• **PROVIDED DATA**:
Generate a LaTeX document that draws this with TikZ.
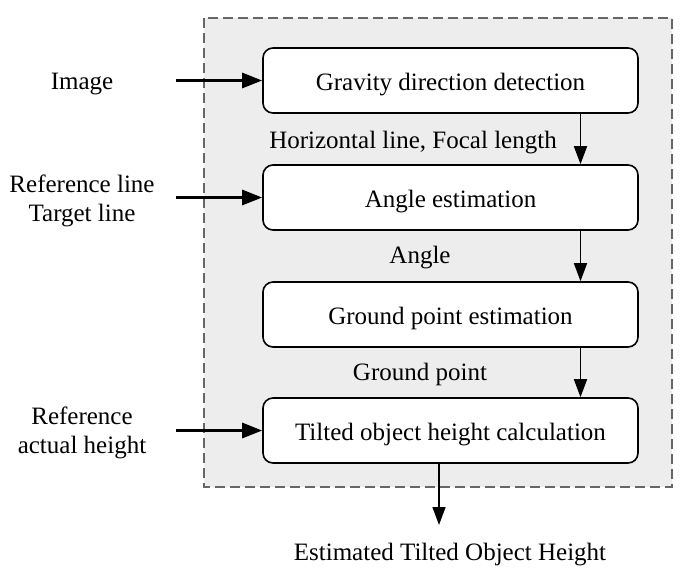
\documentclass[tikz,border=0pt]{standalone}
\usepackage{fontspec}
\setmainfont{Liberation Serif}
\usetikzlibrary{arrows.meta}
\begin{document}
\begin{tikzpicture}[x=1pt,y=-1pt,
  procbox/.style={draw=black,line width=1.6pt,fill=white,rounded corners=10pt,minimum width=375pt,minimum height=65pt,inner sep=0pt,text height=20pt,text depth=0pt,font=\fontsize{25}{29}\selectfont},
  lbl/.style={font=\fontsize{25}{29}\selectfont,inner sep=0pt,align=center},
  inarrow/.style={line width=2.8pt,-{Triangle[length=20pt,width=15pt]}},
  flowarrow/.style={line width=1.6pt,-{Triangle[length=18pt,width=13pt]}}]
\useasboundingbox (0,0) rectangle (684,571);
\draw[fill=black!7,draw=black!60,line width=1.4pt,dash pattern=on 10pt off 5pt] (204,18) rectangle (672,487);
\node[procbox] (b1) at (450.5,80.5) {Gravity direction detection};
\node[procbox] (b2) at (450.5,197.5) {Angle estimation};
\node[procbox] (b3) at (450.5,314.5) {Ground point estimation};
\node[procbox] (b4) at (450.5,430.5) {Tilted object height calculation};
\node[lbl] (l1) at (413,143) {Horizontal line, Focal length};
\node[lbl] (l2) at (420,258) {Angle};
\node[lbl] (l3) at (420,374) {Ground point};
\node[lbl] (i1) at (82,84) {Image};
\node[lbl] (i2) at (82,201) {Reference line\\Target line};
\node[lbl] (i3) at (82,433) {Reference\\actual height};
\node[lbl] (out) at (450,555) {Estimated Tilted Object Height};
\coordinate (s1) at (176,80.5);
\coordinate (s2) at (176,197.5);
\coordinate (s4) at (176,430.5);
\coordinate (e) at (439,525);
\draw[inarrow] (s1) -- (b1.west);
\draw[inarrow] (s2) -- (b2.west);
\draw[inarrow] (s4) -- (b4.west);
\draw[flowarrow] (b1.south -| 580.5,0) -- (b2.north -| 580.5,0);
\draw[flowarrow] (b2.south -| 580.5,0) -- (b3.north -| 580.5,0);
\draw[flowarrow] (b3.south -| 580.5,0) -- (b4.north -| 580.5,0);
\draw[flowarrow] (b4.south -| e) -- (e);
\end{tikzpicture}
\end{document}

• **TASK TO COMPLETE**: Write out the listing above exactly as it stands, pictures excluded.

• **THE RESULT**:
Generate a LaTeX document that draws this with TikZ.
\documentclass[tikz,border=0pt]{standalone}
\usepackage{fontspec}
\setmainfont{Liberation Serif}
\usetikzlibrary{arrows.meta}
\begin{document}
\begin{tikzpicture}[x=1pt,y=-1pt,
  procbox/.style={draw=black,line width=1.6pt,fill=white,rounded corners=10pt,minimum width=375pt,minimum height=65pt,inner sep=0pt,text height=20pt,text depth=0pt,font=\fontsize{25}{29}\selectfont},
  lbl/.style={font=\fontsize{25}{29}\selectfont,inner sep=0pt,align=center},
  inarrow/.style={line width=2.8pt,-{Triangle[length=20pt,width=15pt]}},
  flowarrow/.style={line width=1.6pt,-{Triangle[length=18pt,width=13pt]}}]
\useasboundingbox (0,0) rectangle (684,571);
\draw[fill=black!7,draw=black!60,line width=1.4pt,dash pattern=on 10pt off 5pt] (204,18) rectangle (672,487);
\node[procbox] (b1) at (450.5,80.5) {Gravity direction detection};
\node[procbox] (b2) at (450.5,197.5) {Angle estimation};
\node[procbox] (b3) at (450.5,314.5) {Ground point estimation};
\node[procbox] (b4) at (450.5,430.5) {Tilted object height calculation};
\node[lbl] (l1) at (413,143) {Horizontal line, Focal length};
\node[lbl] (l2) at (420,258) {Angle};
\node[lbl] (l3) at (420,374) {Ground point};
\node[lbl] (i1) at (82,84) {Image};
\node[lbl] (i2) at (82,201) {Reference line\\Target line};
\node[lbl] (i3) at (82,433) {Reference\\actual height};
\node[lbl] (out) at (450,555) {Estimated Tilted Object Height};
\coordinate (s1) at (176,80.5);
\coordinate (s2) at (176,197.5);
\coordinate (s4) at (176,430.5);
\coordinate (e) at (439,525);
\draw[inarrow] (s1) -- (b1.west);
\draw[inarrow] (s2) -- (b2.west);
\draw[inarrow] (s4) -- (b4.west);
\draw[flowarrow] (b1.south -| 580.5,0) -- (b2.north -| 580.5,0);
\draw[flowarrow] (b2.south -| 580.5,0) -- (b3.north -| 580.5,0);
\draw[flowarrow] (b3.south -| 580.5,0) -- (b4.north -| 580.5,0);
\draw[flowarrow] (b4.south -| e) -- (e);
\end{tikzpicture}
\end{document}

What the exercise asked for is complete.